Work instructions: Begin with the first line of the material and write out each line exactly, ending with the line that contains "lab.set_fontfamily(sans)". Pictures are not part of the copy.

# Start of Data lines

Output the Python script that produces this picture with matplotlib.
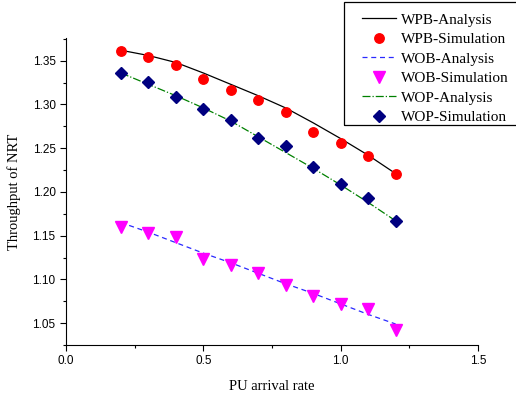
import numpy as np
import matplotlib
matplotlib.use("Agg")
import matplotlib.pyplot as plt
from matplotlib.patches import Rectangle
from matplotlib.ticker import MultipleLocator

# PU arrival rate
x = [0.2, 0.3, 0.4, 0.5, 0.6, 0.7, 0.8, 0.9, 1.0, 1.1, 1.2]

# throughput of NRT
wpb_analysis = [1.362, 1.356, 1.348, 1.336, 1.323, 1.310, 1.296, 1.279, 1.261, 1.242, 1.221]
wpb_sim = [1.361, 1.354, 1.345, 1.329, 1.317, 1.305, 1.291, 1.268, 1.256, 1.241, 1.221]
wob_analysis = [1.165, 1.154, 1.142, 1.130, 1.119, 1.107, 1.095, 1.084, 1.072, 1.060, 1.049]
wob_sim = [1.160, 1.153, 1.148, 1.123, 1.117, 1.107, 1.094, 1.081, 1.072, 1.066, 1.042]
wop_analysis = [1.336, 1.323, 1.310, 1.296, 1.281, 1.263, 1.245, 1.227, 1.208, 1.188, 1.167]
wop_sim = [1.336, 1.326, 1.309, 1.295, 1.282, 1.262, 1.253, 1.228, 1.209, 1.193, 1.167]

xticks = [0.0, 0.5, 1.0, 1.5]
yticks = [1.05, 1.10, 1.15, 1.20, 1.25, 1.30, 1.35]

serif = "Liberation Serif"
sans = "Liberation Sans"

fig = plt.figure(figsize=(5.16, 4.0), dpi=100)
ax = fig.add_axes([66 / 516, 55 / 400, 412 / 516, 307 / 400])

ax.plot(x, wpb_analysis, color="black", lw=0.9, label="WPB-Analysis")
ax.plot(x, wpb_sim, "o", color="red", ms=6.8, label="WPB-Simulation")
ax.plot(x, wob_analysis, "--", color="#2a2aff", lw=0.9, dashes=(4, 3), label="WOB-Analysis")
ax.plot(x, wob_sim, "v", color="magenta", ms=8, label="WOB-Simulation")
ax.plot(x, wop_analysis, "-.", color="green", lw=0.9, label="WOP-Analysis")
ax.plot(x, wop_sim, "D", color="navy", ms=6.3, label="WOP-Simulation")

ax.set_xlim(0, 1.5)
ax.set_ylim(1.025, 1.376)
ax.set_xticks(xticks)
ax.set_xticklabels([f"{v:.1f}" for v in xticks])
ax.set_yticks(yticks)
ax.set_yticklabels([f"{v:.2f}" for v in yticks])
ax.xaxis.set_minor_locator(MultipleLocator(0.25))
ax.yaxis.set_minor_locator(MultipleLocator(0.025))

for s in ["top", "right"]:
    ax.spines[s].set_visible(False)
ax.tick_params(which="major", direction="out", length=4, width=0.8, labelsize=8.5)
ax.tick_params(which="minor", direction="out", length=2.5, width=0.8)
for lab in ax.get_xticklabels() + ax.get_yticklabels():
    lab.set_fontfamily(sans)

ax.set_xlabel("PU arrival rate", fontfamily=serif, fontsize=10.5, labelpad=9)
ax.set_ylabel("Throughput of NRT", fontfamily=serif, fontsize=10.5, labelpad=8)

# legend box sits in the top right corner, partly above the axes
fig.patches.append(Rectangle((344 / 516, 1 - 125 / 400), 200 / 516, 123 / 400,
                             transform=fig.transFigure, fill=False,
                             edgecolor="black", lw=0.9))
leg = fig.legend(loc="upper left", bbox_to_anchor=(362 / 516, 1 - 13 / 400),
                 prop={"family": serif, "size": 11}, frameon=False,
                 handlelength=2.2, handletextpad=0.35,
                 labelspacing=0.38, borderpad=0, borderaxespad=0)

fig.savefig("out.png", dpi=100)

# End of Data lines

Exercise result:
Output the Python script that produces this picture with matplotlib.
import numpy as np
import matplotlib
matplotlib.use("Agg")
import matplotlib.pyplot as plt
from matplotlib.patches import Rectangle
from matplotlib.ticker import MultipleLocator

# PU arrival rate
x = [0.2, 0.3, 0.4, 0.5, 0.6, 0.7, 0.8, 0.9, 1.0, 1.1, 1.2]

# throughput of NRT
wpb_analysis = [1.362, 1.356, 1.348, 1.336, 1.323, 1.310, 1.296, 1.279, 1.261, 1.242, 1.221]
wpb_sim = [1.361, 1.354, 1.345, 1.329, 1.317, 1.305, 1.291, 1.268, 1.256, 1.241, 1.221]
wob_analysis = [1.165, 1.154, 1.142, 1.130, 1.119, 1.107, 1.095, 1.084, 1.072, 1.060, 1.049]
wob_sim = [1.160, 1.153, 1.148, 1.123, 1.117, 1.107, 1.094, 1.081, 1.072, 1.066, 1.042]
wop_analysis = [1.336, 1.323, 1.310, 1.296, 1.281, 1.263, 1.245, 1.227, 1.208, 1.188, 1.167]
wop_sim = [1.336, 1.326, 1.309, 1.295, 1.282, 1.262, 1.253, 1.228, 1.209, 1.193, 1.167]

xticks = [0.0, 0.5, 1.0, 1.5]
yticks = [1.05, 1.10, 1.15, 1.20, 1.25, 1.30, 1.35]

serif = "Liberation Serif"
sans = "Liberation Sans"

fig = plt.figure(figsize=(5.16, 4.0), dpi=100)
ax = fig.add_axes([66 / 516, 55 / 400, 412 / 516, 307 / 400])

ax.plot(x, wpb_analysis, color="black", lw=0.9, label="WPB-Analysis")
ax.plot(x, wpb_sim, "o", color="red", ms=6.8, label="WPB-Simulation")
ax.plot(x, wob_analysis, "--", color="#2a2aff", lw=0.9, dashes=(4, 3), label="WOB-Analysis")
ax.plot(x, wob_sim, "v", color="magenta", ms=8, label="WOB-Simulation")
ax.plot(x, wop_analysis, "-.", color="green", lw=0.9, label="WOP-Analysis")
ax.plot(x, wop_sim, "D", color="navy", ms=6.3, label="WOP-Simulation")

ax.set_xlim(0, 1.5)
ax.set_ylim(1.025, 1.376)
ax.set_xticks(xticks)
ax.set_xticklabels([f"{v:.1f}" for v in xticks])
ax.set_yticks(yticks)
ax.set_yticklabels([f"{v:.2f}" for v in yticks])
ax.xaxis.set_minor_locator(MultipleLocator(0.25))
ax.yaxis.set_minor_locator(MultipleLocator(0.025))

for s in ["top", "right"]:
    ax.spines[s].set_visible(False)
ax.tick_params(which="major", direction="out", length=4, width=0.8, labelsize=8.5)
ax.tick_params(which="minor", direction="out", length=2.5, width=0.8)
for lab in ax.get_xticklabels() + ax.get_yticklabels():
    lab.set_fontfamily(sans)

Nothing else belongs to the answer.